Just to clarify: the spinning on CMPXCHG is not also a bad idea, the YieldProcessor is correct (a pause), but inside the CMPXCHG loop it should be spinning on a pure unlocked load. Is that correct?
No you should spin on a read. Once you see the value you want you then try the CMPXCHG. If that succeeds you exit. If it fails you go back to spinning on the read.
Read and load mean the same thing. (I think GP just missed the end of your comment.)
You care about exchange vs read/load because of cache line ownership. Every time you try to do the exchange, the attempting CPU must take exclusive ownership of the cacheline (stealing it from the lock owner). To unlock, the lock owner must take it back.
If the attempting CPU instead only reads, the line ownership stays with the lock holder and unlock is cheaper. In general you want cache line ownership to change hands as few times as possible.

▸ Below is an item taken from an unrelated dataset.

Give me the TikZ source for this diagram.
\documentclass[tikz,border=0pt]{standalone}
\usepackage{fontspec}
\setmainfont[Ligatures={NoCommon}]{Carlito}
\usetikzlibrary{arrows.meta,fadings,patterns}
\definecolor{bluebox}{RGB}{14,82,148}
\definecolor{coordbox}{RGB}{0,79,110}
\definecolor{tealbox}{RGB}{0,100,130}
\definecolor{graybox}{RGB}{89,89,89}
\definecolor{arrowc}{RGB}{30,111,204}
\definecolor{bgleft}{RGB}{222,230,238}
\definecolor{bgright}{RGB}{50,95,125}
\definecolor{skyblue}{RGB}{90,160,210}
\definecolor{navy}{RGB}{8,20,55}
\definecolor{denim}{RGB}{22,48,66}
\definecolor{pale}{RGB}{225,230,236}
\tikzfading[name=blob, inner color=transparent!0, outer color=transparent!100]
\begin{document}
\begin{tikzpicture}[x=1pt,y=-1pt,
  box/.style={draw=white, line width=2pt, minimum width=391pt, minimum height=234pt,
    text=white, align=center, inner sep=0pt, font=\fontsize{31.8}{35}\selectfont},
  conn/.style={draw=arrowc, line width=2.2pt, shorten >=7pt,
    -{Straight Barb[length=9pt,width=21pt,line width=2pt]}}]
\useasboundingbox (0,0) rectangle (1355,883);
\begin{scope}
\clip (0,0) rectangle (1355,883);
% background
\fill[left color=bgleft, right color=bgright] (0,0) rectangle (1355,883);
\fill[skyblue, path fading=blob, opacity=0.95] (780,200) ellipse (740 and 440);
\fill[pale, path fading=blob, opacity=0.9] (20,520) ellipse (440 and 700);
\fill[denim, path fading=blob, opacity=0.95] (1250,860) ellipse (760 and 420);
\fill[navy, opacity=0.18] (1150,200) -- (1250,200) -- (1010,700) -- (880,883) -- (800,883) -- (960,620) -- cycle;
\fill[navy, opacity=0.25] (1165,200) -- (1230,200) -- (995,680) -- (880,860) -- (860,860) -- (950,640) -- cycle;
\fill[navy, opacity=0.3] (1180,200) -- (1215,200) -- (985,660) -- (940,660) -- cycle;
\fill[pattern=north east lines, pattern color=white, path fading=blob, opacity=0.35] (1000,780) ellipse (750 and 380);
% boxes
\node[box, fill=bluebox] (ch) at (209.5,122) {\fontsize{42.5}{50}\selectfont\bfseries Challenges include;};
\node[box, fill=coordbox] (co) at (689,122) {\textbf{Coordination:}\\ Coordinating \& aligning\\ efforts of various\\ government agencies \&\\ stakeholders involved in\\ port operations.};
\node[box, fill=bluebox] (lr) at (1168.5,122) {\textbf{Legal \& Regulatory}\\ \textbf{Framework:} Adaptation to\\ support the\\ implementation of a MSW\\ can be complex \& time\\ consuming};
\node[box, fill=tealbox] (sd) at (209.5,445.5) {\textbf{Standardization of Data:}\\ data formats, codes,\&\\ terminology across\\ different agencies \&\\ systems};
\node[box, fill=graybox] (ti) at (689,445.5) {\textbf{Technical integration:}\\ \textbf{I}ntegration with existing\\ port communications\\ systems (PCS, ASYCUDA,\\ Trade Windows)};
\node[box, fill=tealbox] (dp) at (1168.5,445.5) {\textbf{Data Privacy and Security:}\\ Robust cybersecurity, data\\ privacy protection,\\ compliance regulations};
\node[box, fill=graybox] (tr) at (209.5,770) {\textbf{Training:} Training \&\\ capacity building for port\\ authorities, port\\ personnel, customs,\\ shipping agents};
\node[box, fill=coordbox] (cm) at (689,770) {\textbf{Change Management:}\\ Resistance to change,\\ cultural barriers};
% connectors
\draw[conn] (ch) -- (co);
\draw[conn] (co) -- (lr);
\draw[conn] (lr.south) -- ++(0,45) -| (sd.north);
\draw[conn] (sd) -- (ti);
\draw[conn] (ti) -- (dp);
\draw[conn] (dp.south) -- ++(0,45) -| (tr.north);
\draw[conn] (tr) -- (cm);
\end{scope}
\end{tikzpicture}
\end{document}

For what it is worth it seems the library in question does both, uses an exponential retry loop, busy read looping 2^i times for the first 7 attempts before then yielding. It seems like there must be some threshold where latency is improved by retrying before yielding, but I don’t test these things for a living.

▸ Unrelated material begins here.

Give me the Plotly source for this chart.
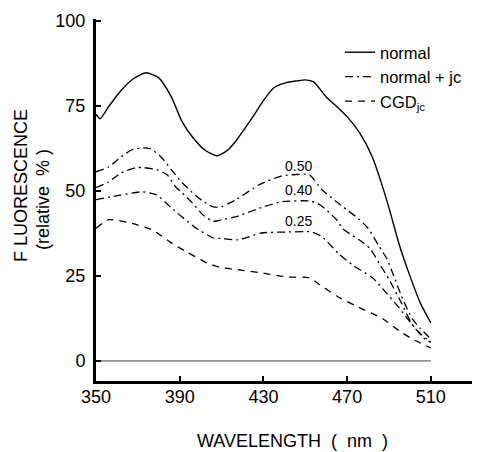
import plotly.graph_objects as go

# ---- data ----
normal_x = [350, 352, 356, 362, 368, 374, 380, 386, 391, 396, 402, 408, 413, 417, 425, 430,
            435, 441, 446, 450, 454, 460, 465, 470, 476, 482, 486, 490, 495, 500, 505, 510]
normal_y = [72.5, 71.2, 74.7, 79.5, 83, 84.7, 83.2, 77.6, 70.5, 65.9, 62, 60.3, 62, 64.8, 71.8, 76.5,
            80.3, 81.8, 82.3, 82.6, 82, 77.6, 74.8, 71.8, 67, 60, 53, 45, 34, 25, 17, 11.2]

jc50_x = [350, 356, 362, 367, 371, 376, 381, 386, 391, 396, 401, 406, 410, 413, 417, 428, 439,
          446, 452, 458, 468, 475, 480, 485, 489, 492, 496, 501, 505, 510]
jc50_y = [55.6, 57, 60, 62, 62.6, 62.4, 60, 56.2, 52.5, 49.5, 47, 45.3, 45.3, 46.2, 47.4, 51.8, 54.4,
          54.8, 54.7, 50.3, 45.3, 42, 39, 34, 30, 25.5, 19, 12.5, 9.5, 6.5]

jc40_x = [350, 356, 362, 369, 373, 379, 384, 388, 391, 396, 401, 406, 410, 417, 430, 439, 452,
          457, 465, 468, 476, 481, 486, 490, 496, 501, 507, 510]
jc40_y = [50.9, 52.6, 55.3, 56.8, 56.8, 56.2, 54.7, 51.2, 49.5, 46.5, 43, 41, 41.5, 42.4, 45.3, 46.8, 47,
          45.9, 41.5, 38.8, 35.5, 33, 28, 24, 17, 10.8, 6.5, 5.5]

jc25_x = [350, 357, 372, 379, 386, 397, 406, 410, 418, 429, 442, 453, 458, 466, 473, 482,
          488, 495, 500, 505, 510]
jc25_y = [47.4, 48.2, 49.7, 48.8, 45, 39.4, 36.2, 36, 35.6, 37.6, 37.9, 37.9, 36.5, 31.5, 28, 24.5,
          20.5, 15.5, 11.5, 8, 5.5]

cgd_x = [350, 356, 366, 377, 386, 394, 403, 410, 418, 429, 441, 452, 457, 465, 474, 487,
         495, 501, 510]
cgd_y = [39, 41.5, 40.6, 38.5, 34.7, 31.8, 28.8, 27.4, 26.8, 25.9, 24.7, 24.4, 22.4, 19.1, 16.2, 12.4,
         8.8, 6.5, 3.8]

zero_x = [350, 510]
zero_y = [0, 0]

x_ticks = [350, 390, 430, 470, 510]
y_ticks = [0, 25, 50, 75, 100]

conc_labels = ["0.50", "0.40", "0.25"]
conc_label_x = [447, 447, 447]
conc_label_y = [57.2, 50.2, 41]

FONT = "Liberation Sans, Arial, Helvetica, sans-serif"
DASHDOT = "8px,4px,2px,4px"
DASHED = "7px,6px"

# page has an 8px body margin: figure is placed at (8, 8) in the window
OFF = 8
PL, PR, PT, PB = 96, 480, 19, 381   # plot area in window pixels


def px(xw):
    return (xw - PL) / (PR - PL)


def py(yw):
    return (PB - yw) / (PB - PT)


fig = go.Figure()

fig.add_trace(go.Scatter(x=zero_x, y=zero_y, mode="lines",
                         line=dict(color="#444", width=1), showlegend=False, hoverinfo="skip"))

fig.add_trace(go.Scatter(x=normal_x, y=normal_y, mode="lines", name="normal",
                         line=dict(color="black", width=1.4, shape="spline", smoothing=0.6)))
fig.add_trace(go.Scatter(x=jc50_x, y=jc50_y, mode="lines", name="normal + jc",
                         line=dict(color="black", width=1.3, dash=DASHDOT, shape="spline", smoothing=0.6)))
fig.add_trace(go.Scatter(x=jc40_x, y=jc40_y, mode="lines", name="normal + jc 0.40", showlegend=False,
                         line=dict(color="black", width=1.3, dash=DASHDOT, shape="spline", smoothing=0.6)))
fig.add_trace(go.Scatter(x=jc25_x, y=jc25_y, mode="lines", name="normal + jc 0.25", showlegend=False,
                         line=dict(color="black", width=1.3, dash=DASHDOT, shape="spline", smoothing=0.6)))
fig.add_trace(go.Scatter(x=cgd_x, y=cgd_y, mode="lines", name="CGD<sub>jc</sub>",
                         line=dict(color="black", width=1.3, dash=DASHED, shape="spline", smoothing=0.6)))

for t, xx, yy in zip(conc_labels, conc_label_x, conc_label_y):
    fig.add_annotation(x=xx, y=yy, text=t, showarrow=False, xref="x", yref="y",
                       font=dict(size=14, color="black", family=FONT))

# axis titles
fig.add_annotation(x=px(292), y=py(441), xref="paper", yref="paper",
                   text="WAVELENGTH  <span style='font-size:18px'>(  nm  )</span>",
                   showarrow=False, font=dict(size=18, color="black", family=FONT),
                   xanchor="center", yanchor="middle")
fig.add_annotation(x=px(21), y=py(186), xref="paper", yref="paper",
                   text="F LUORESCENCE", textangle=-90, showarrow=False,
                   font=dict(size=18, color="black", family=FONT), xanchor="center", yanchor="middle")
fig.add_annotation(x=px(43), y=py(200), xref="paper", yref="paper",
                   text="(relative  % )", textangle=-90, showarrow=False,
                   font=dict(size=18, color="black", family=FONT), xanchor="center", yanchor="middle")

fig.update_layout(
    width=480 - OFF, height=452 - OFF,
    margin=dict(l=PL - OFF, r=0, t=PT - OFF, b=452 - PB),
    paper_bgcolor="white", plot_bgcolor="white",
    font=dict(family=FONT, color="black", size=18),
    showlegend=True,
    legend=dict(x=px(340), y=py(35), xanchor="left", yanchor="top",
                bgcolor="rgba(0,0,0,0)", font=dict(size=16.5, color="black", family=FONT),
                tracegroupgap=0, itemwidth=30),
    xaxis=dict(range=[350, 533.5], tickvals=x_ticks, ticktext=[str(v) for v in x_ticks],
               ticks="inside", ticklen=5, tickwidth=2, tickcolor="black",
               showline=True, linecolor="black", linewidth=3, showgrid=False, zeroline=False,
               tickfont=dict(size=18, family=FONT, color="black"), ticklabelstandoff=-3),
    yaxis=dict(range=[-5.9, 100.5], tickvals=y_ticks, ticktext=[str(v) for v in y_ticks],
               ticks="inside", ticklen=5, tickwidth=2, tickcolor="black",
               showline=True, linecolor="black", linewidth=3, showgrid=False, zeroline=False,
               tickfont=dict(size=18, family=FONT, color="black"), ticklabelstandoff=4),
)

fig.write_html("out.html")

I've tried to figure out where that goes wrong. Read the bug report linked. I've caught this situation in gdb with 20 threads in spinlocks inside realloc, performance in a game down to 1 frame every 2 seconds, and very little getting done.
But I don't understand how the three levels of locking involved cause that. Nor do the Wine people.

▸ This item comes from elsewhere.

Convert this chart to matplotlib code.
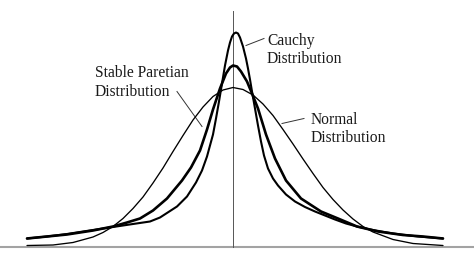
import matplotlib.pyplot as plt

# curves (x in units of 50 px from the centre line, y = height)
normal_x = [-4.12, -3.6, -3.2, -2.8, -2.6, -2.4, -2.2, -2.0, -1.8, -1.6,
            -1.4, -1.2, -1.0, -0.8, -0.6, -0.4, -0.2, 0, 0.2, 0.4,
            0.6, 0.8, 1.0, 1.2, 1.4, 1.6, 1.8, 2.0, 2.2, 2.4,
            2.6, 2.8, 3.2, 3.6, 4.2]
normal_y = [.002, .003, .008, .019, .028, .040, .056, .076, .099, .127,
            .157, .190, .222, .253, .279, .300, .313, .318, .314, .303,
            .285, .262, .234, .205, .175, .146, .118, .094, .073, .055,
            .040, .029, .014, .006, .002]

stable_x = [-4.12, -3.72, -3.32, -2.8, -2.4, -2.12, -1.86, -1.6, -1.32, -1.02,
            -0.84, -0.66, -0.52, -0.4, -0.26, -0.14, -0.06, 0, 0.08, 0.16,
            0.28, 0.38, 0.5, 0.66, 0.84, 1.06, 1.36, 1.76, 2.1, 2.48,
            2.9, 3.4, 3.8, 4.2]
stable_y = [.016, .020, .024, .032, .040, .048, .056, .072, .096, .132,
            .158, .192, .234, .274, .316, .346, .358, .362, .360, .350,
            .330, .306, .276, .224, .176, .132, .096, .070, .056, .040,
            .030, .023, .020, .016]

cauchy_x = [-4.12, -3.72, -3.32, -2.8, -2.4, -2.0, -1.66, -1.46, -1.12, -0.92,
            -0.74, -0.62, -0.52, -0.4, -0.34, -0.28, -0.22, -0.16, -0.1, -0.06,
            -0.02, 0.02, 0.06, 0.1, 0.14, 0.2, 0.26, 0.3, 0.34, 0.38,
            0.44, 0.5, 0.56, 0.62, 0.7, 0.8, 0.9, 1.06, 1.24, 1.44,
            1.64, 1.84, 2.04, 2.26, 2.48, 2.8, 3.2, 3.7, 4.2]
cauchy_y = [.016, .020, .025, .033, .039, .045, .050, .058, .080, .100,
            .128, .152, .180, .224, .256, .290, .326, .362, .392, .408,
            .420, .426, .428, .426, .418, .400, .376, .356, .334, .310,
            .276, .242, .210, .182, .156, .136, .122, .104, .090, .079,
            .070, .062, .054, .046, .040, .033, .026, .020, .016]

labels = {
    "cauchy": ["Cauchy", "Distribution"],
    "stable": ["Stable Paretian", "Distribution"],
    "normal": ["Normal", "Distribution"],
}

plt.rcParams['font.family'] = ['Liberation Serif', 'DejaVu Serif']

fig = plt.figure(figsize=(4.74, 2.55), dpi=100)
ax = fig.add_axes([0, 0, 1, 1])
ax.set_xlim(-4.66, 4.82)
ax.set_ylim(-0.015, 0.495)
ax.axis('off')

# axes
ax.axhline(0, color='#a3a3a3', lw=1.5, zorder=1)
ax.plot([0, 0], [0, 0.472], color='#555555', lw=0.7, zorder=1)

kw = dict(solid_joinstyle='round', solid_capstyle='round', color='black', zorder=3)
ax.plot(normal_x, normal_y, lw=0.95, **kw)
ax.plot(stable_x, stable_y, lw=1.9, **kw)
ax.plot(cauchy_x, cauchy_y, lw=1.5, **kw)

# labels with leader lines
tcol = '#1a1a1a'
fs = 11.2
ax.text(0.68, 0.404, labels["cauchy"][0], fontsize=fs, color=tcol, va='baseline')
ax.text(0.68, 0.369, labels["cauchy"][1], fontsize=fs, color=tcol, va='baseline')
ax.plot([0.26, 0.62], [0.402, 0.416], color='#333333', lw=0.7)

ax.text(-2.76, 0.340, labels["stable"][0], fontsize=fs, color=tcol, va='baseline')
ax.text(-2.76, 0.302, labels["stable"][1], fontsize=fs, color=tcol, va='baseline')
ax.plot([-1.12, -0.62], [0.310, 0.240], color='#333333', lw=0.7)

ax.text(1.56, 0.246, labels["normal"][0], fontsize=fs, color=tcol, va='baseline')
ax.text(1.56, 0.210, labels["normal"][1], fontsize=fs, color=tcol, va='baseline')
ax.plot([0.98, 1.42], [0.246, 0.256], color='#333333', lw=0.7)

fig.savefig("out.png", dpi=100)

Works fine on Microsoft Windows. Only fails on Wine.
It seems like the loop around InterlockedCompareExchange is a bad idea since this is a bus lock in a tight loop. Rather the inner spinning loop that is yielding should just be reading the value surrounded by the cmpxchg. As for whether sched_yield should just be called in the inner loop or a short nop/pause loop should be attempted for microcontention reasons, the expert opinion here is don't bother with the nop loop. However while the nop loop might not be real world optimal I doubt that would be causing a catastrophic performance issue.
My data says that always yielding is better than ever busy spinning, except on microbenchmarks, where depending on the microbenchmarks you can get any answer your heart desires.